_What you will do:_ Your task is to print the material below exactly as presented.

--- START Dataset excerpt ---

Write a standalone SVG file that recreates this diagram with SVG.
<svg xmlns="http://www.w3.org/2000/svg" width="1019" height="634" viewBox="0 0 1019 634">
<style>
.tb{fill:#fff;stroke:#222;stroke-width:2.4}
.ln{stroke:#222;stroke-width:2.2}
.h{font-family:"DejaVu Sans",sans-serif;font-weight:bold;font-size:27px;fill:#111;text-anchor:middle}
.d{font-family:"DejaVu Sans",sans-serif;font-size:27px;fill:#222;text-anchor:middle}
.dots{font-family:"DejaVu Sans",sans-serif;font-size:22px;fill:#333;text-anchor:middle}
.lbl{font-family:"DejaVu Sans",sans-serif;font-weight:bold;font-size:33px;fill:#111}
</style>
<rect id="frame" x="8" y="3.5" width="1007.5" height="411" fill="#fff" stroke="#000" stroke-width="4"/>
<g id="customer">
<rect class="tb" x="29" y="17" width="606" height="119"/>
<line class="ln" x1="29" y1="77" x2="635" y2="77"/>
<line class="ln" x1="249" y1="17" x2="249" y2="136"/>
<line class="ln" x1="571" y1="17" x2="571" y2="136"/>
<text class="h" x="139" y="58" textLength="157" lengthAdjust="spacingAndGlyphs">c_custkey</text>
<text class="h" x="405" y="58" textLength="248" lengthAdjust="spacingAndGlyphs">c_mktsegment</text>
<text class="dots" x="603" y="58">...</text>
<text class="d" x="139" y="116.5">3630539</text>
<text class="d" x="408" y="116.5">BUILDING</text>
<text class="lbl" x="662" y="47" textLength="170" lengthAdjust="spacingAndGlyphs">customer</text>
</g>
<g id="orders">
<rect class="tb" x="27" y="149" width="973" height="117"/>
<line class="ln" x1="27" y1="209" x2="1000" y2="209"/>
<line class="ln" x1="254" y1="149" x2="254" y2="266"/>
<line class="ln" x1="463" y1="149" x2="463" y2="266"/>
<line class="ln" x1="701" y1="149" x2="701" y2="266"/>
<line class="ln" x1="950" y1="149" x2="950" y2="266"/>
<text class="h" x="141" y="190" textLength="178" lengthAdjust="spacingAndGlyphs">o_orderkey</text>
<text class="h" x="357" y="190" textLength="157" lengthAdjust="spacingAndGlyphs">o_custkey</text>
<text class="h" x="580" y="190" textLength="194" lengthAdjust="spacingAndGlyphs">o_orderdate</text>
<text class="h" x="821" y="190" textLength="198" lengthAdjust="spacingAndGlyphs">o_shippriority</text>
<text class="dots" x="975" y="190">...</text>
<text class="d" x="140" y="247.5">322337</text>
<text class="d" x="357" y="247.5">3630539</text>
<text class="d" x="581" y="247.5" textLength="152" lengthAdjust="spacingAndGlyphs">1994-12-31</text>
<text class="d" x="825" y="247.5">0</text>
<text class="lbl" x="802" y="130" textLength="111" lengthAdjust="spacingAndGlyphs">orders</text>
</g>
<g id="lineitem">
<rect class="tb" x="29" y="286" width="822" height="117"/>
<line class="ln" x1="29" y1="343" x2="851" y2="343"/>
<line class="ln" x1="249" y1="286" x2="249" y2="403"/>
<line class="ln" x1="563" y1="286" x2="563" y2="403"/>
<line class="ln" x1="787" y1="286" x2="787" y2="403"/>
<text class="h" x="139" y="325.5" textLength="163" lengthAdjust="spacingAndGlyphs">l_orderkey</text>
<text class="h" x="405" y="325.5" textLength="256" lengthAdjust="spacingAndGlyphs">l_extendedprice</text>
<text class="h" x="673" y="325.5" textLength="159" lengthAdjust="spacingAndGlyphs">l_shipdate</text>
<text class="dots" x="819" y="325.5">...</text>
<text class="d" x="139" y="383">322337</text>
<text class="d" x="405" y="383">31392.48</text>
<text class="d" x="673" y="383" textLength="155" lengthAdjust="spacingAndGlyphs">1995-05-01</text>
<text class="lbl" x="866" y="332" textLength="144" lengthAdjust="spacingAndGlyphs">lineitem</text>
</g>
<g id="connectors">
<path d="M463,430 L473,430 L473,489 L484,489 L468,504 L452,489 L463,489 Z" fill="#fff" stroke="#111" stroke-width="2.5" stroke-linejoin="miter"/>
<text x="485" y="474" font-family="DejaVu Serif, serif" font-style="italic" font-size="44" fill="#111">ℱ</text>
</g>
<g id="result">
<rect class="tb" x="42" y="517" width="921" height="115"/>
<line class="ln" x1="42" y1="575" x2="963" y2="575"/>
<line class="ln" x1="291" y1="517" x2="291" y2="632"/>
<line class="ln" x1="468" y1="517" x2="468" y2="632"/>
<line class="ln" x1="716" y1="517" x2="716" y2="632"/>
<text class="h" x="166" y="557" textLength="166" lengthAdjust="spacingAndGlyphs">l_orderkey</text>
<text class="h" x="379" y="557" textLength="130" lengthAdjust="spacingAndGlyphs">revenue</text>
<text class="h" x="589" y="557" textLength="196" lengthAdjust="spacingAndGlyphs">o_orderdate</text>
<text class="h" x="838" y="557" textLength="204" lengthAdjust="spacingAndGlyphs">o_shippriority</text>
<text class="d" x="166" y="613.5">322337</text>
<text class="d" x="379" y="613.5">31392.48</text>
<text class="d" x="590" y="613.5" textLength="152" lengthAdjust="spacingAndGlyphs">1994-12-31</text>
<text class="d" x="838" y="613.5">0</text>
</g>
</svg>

--- END Dataset excerpt ---

_The completed task:_
Write a standalone SVG file that recreates this diagram with SVG.
<svg xmlns="http://www.w3.org/2000/svg" width="1019" height="634" viewBox="0 0 1019 634">
<style>
.tb{fill:#fff;stroke:#222;stroke-width:2.4}
.ln{stroke:#222;stroke-width:2.2}
.h{font-family:"DejaVu Sans",sans-serif;font-weight:bold;font-size:27px;fill:#111;text-anchor:middle}
.d{font-family:"DejaVu Sans",sans-serif;font-size:27px;fill:#222;text-anchor:middle}
.dots{font-family:"DejaVu Sans",sans-serif;font-size:22px;fill:#333;text-anchor:middle}
.lbl{font-family:"DejaVu Sans",sans-serif;font-weight:bold;font-size:33px;fill:#111}
</style>
<rect id="frame" x="8" y="3.5" width="1007.5" height="411" fill="#fff" stroke="#000" stroke-width="4"/>
<g id="customer">
<rect class="tb" x="29" y="17" width="606" height="119"/>
<line class="ln" x1="29" y1="77" x2="635" y2="77"/>
<line class="ln" x1="249" y1="17" x2="249" y2="136"/>
<line class="ln" x1="571" y1="17" x2="571" y2="136"/>
<text class="h" x="139" y="58" textLength="157" lengthAdjust="spacingAndGlyphs">c_custkey</text>
<text class="h" x="405" y="58" textLength="248" lengthAdjust="spacingAndGlyphs">c_mktsegment</text>
<text class="dots" x="603" y="58">...</text>
<text class="d" x="139" y="116.5">3630539</text>
<text class="d" x="408" y="116.5">BUILDING</text>
<text class="lbl" x="662" y="47" textLength="170" lengthAdjust="spacingAndGlyphs">customer</text>
</g>
<g id="orders">
<rect class="tb" x="27" y="149" width="973" height="117"/>
<line class="ln" x1="27" y1="209" x2="1000" y2="209"/>
<line class="ln" x1="254" y1="149" x2="254" y2="266"/>
<line class="ln" x1="463" y1="149" x2="463" y2="266"/>
<line class="ln" x1="701" y1="149" x2="701" y2="266"/>
<line class="ln" x1="950" y1="149" x2="950" y2="266"/>
<text class="h" x="141" y="190" textLength="178" lengthAdjust="spacingAndGlyphs">o_orderkey</text>
<text class="h" x="357" y="190" textLength="157" lengthAdjust="spacingAndGlyphs">o_custkey</text>
<text class="h" x="580" y="190" textLength="194" lengthAdjust="spacingAndGlyphs">o_orderdate</text>
<text class="h" x="821" y="190" textLength="198" lengthAdjust="spacingAndGlyphs">o_shippriority</text>
<text class="dots" x="975" y="190">...</text>
<text class="d" x="140" y="247.5">322337</text>
<text class="d" x="357" y="247.5">3630539</text>
<text class="d" x="581" y="247.5" textLength="152" lengthAdjust="spacingAndGlyphs">1994-12-31</text>
<text class="d" x="825" y="247.5">0</text>
<text class="lbl" x="802" y="130" textLength="111" lengthAdjust="spacingAndGlyphs">orders</text>
</g>
<g id="lineitem">
<rect class="tb" x="29" y="286" width="822" height="117"/>
<line class="ln" x1="29" y1="343" x2="851" y2="343"/>
<line class="ln" x1="249" y1="286" x2="249" y2="403"/>
<line class="ln" x1="563" y1="286" x2="563" y2="403"/>
<line class="ln" x1="787" y1="286" x2="787" y2="403"/>
<text class="h" x="139" y="325.5" textLength="163" lengthAdjust="spacingAndGlyphs">l_orderkey</text>
<text class="h" x="405" y="325.5" textLength="256" lengthAdjust="spacingAndGlyphs">l_extendedprice</text>
<text class="h" x="673" y="325.5" textLength="159" lengthAdjust="spacingAndGlyphs">l_shipdate</text>
<text class="dots" x="819" y="325.5">...</text>
<text class="d" x="139" y="383">322337</text>
<text class="d" x="405" y="383">31392.48</text>
<text class="d" x="673" y="383" textLength="155" lengthAdjust="spacingAndGlyphs">1995-05-01</text>
<text class="lbl" x="866" y="332" textLength="144" lengthAdjust="spacingAndGlyphs">lineitem</text>
</g>
<g id="connectors">
<path d="M463,430 L473,430 L473,489 L484,489 L468,504 L452,489 L463,489 Z" fill="#fff" stroke="#111" stroke-width="2.5" stroke-linejoin="miter"/>
<text x="485" y="474" font-family="DejaVu Serif, serif" font-style="italic" font-size="44" fill="#111">ℱ</text>
</g>
<g id="result">
<rect class="tb" x="42" y="517" width="921" height="115"/>
<line class="ln" x1="42" y1="575" x2="963" y2="575"/>
<line class="ln" x1="291" y1="517" x2="291" y2="632"/>
<line class="ln" x1="468" y1="517" x2="468" y2="632"/>
<line class="ln" x1="716" y1="517" x2="716" y2="632"/>
<text class="h" x="166" y="557" textLength="166" lengthAdjust="spacingAndGlyphs">l_orderkey</text>
<text class="h" x="379" y="557" textLength="130" lengthAdjust="spacingAndGlyphs">revenue</text>
<text class="h" x="589" y="557" textLength="196" lengthAdjust="spacingAndGlyphs">o_orderdate</text>
<text class="h" x="838" y="557" textLength="204" lengthAdjust="spacingAndGlyphs">o_shippriority</text>
<text class="d" x="166" y="613.5">322337</text>
<text class="d" x="379" y="613.5">31392.48</text>
<text class="d" x="590" y="613.5" textLength="152" lengthAdjust="spacingAndGlyphs">1994-12-31</text>
<text class="d" x="838" y="613.5">0</text>
</g>
</svg>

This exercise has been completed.